## Given problem
Retype the listing that follows, word for word.

........

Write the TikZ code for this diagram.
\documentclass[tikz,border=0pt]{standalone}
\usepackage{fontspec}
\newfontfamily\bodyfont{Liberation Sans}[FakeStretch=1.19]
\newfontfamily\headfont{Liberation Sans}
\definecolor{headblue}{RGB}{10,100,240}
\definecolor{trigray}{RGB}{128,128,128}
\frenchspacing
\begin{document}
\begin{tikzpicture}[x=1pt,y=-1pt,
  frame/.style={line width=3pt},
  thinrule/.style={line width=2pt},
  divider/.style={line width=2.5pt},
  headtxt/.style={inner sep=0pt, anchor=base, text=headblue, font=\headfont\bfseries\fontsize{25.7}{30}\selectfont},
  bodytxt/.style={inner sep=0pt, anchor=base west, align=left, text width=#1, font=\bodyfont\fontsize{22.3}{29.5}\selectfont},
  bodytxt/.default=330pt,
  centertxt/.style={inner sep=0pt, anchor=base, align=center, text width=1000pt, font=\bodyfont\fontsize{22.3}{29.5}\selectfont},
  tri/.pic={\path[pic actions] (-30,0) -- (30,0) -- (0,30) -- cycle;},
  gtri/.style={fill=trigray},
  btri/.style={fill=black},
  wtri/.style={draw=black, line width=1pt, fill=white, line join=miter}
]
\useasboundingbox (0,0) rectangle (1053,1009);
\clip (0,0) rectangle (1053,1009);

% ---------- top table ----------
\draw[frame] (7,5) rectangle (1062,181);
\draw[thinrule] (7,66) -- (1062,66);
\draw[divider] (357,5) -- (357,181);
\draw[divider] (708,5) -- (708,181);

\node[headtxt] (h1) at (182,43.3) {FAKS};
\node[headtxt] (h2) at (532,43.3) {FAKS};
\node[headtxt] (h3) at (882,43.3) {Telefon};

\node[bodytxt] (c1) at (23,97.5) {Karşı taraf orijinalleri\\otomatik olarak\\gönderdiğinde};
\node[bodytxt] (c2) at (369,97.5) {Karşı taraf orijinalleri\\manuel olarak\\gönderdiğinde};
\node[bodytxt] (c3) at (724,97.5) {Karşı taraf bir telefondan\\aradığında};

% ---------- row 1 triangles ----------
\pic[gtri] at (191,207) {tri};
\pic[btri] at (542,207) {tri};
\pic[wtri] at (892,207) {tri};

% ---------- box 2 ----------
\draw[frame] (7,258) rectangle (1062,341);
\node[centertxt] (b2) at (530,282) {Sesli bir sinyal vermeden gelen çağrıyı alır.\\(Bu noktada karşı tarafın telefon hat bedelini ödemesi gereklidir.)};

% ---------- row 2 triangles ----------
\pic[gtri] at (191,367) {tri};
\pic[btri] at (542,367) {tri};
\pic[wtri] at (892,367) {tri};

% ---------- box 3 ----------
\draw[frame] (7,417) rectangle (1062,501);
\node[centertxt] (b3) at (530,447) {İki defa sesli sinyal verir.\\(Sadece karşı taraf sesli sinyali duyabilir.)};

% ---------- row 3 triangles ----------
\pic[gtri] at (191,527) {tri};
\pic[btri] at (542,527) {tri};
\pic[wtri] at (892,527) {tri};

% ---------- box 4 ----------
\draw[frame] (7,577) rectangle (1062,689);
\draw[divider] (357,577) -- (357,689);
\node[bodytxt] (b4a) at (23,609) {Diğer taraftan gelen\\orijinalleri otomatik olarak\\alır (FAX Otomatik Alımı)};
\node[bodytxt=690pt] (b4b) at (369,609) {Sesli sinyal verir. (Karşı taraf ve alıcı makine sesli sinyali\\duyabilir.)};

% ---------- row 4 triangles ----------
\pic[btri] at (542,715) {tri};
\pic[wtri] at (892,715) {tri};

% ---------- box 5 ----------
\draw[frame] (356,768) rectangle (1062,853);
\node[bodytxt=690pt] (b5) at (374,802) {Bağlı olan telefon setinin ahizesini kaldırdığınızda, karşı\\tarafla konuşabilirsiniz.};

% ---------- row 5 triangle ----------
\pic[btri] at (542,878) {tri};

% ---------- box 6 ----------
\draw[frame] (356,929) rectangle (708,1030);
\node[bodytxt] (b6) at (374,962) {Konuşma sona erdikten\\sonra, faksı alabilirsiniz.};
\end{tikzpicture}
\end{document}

........

## Answer for this exercise
Write the TikZ code for this diagram.
\documentclass[tikz,border=0pt]{standalone}
\usepackage{fontspec}
\newfontfamily\bodyfont{Liberation Sans}[FakeStretch=1.19]
\newfontfamily\headfont{Liberation Sans}
\definecolor{headblue}{RGB}{10,100,240}
\definecolor{trigray}{RGB}{128,128,128}
\frenchspacing
\begin{document}
\begin{tikzpicture}[x=1pt,y=-1pt,
  frame/.style={line width=3pt},
  thinrule/.style={line width=2pt},
  divider/.style={line width=2.5pt},
  headtxt/.style={inner sep=0pt, anchor=base, text=headblue, font=\headfont\bfseries\fontsize{25.7}{30}\selectfont},
  bodytxt/.style={inner sep=0pt, anchor=base west, align=left, text width=#1, font=\bodyfont\fontsize{22.3}{29.5}\selectfont},
  bodytxt/.default=330pt,
  centertxt/.style={inner sep=0pt, anchor=base, align=center, text width=1000pt, font=\bodyfont\fontsize{22.3}{29.5}\selectfont},
  tri/.pic={\path[pic actions] (-30,0) -- (30,0) -- (0,30) -- cycle;},
  gtri/.style={fill=trigray},
  btri/.style={fill=black},
  wtri/.style={draw=black, line width=1pt, fill=white, line join=miter}
]
\useasboundingbox (0,0) rectangle (1053,1009);
\clip (0,0) rectangle (1053,1009);

% ---------- top table ----------
\draw[frame] (7,5) rectangle (1062,181);
\draw[thinrule] (7,66) -- (1062,66);
\draw[divider] (357,5) -- (357,181);
\draw[divider] (708,5) -- (708,181);

\node[headtxt] (h1) at (182,43.3) {FAKS};
\node[headtxt] (h2) at (532,43.3) {FAKS};
\node[headtxt] (h3) at (882,43.3) {Telefon};

\node[bodytxt] (c1) at (23,97.5) {Karşı taraf orijinalleri\\otomatik olarak\\gönderdiğinde};
\node[bodytxt] (c2) at (369,97.5) {Karşı taraf orijinalleri\\manuel olarak\\gönderdiğinde};
\node[bodytxt] (c3) at (724,97.5) {Karşı taraf bir telefondan\\aradığında};

% ---------- row 1 triangles ----------
\pic[gtri] at (191,207) {tri};
\pic[btri] at (542,207) {tri};
\pic[wtri] at (892,207) {tri};

% ---------- box 2 ----------
\draw[frame] (7,258) rectangle (1062,341);
\node[centertxt] (b2) at (530,282) {Sesli bir sinyal vermeden gelen çağrıyı alır.\\(Bu noktada karşı tarafın telefon hat bedelini ödemesi gereklidir.)};

% ---------- row 2 triangles ----------
\pic[gtri] at (191,367) {tri};
\pic[btri] at (542,367) {tri};
\pic[wtri] at (892,367) {tri};

% ---------- box 3 ----------
\draw[frame] (7,417) rectangle (1062,501);
\node[centertxt] (b3) at (530,447) {İki defa sesli sinyal verir.\\(Sadece karşı taraf sesli sinyali duyabilir.)};

% ---------- row 3 triangles ----------
\pic[gtri] at (191,527) {tri};
\pic[btri] at (542,527) {tri};
\pic[wtri] at (892,527) {tri};

% ---------- box 4 ----------
\draw[frame] (7,577) rectangle (1062,689);
\draw[divider] (357,577) -- (357,689);
\node[bodytxt] (b4a) at (23,609) {Diğer taraftan gelen\\orijinalleri otomatik olarak\\alır (FAX Otomatik Alımı)};
\node[bodytxt=690pt] (b4b) at (369,609) {Sesli sinyal verir. (Karşı taraf ve alıcı makine sesli sinyali\\duyabilir.)};

% ---------- row 4 triangles ----------
\pic[btri] at (542,715) {tri};
\pic[wtri] at (892,715) {tri};

% ---------- box 5 ----------
\draw[frame] (356,768) rectangle (1062,853);
\node[bodytxt=690pt] (b5) at (374,802) {Bağlı olan telefon setinin ahizesini kaldırdığınızda, karşı\\tarafla konuşabilirsiniz.};

% ---------- row 5 triangle ----------
\pic[btri] at (542,878) {tri};

% ---------- box 6 ----------
\draw[frame] (356,929) rectangle (708,1030);
\node[bodytxt] (b6) at (374,962) {Konuşma sona erdikten\\sonra, faksı alabilirsiniz.};
\end{tikzpicture}
\end{document}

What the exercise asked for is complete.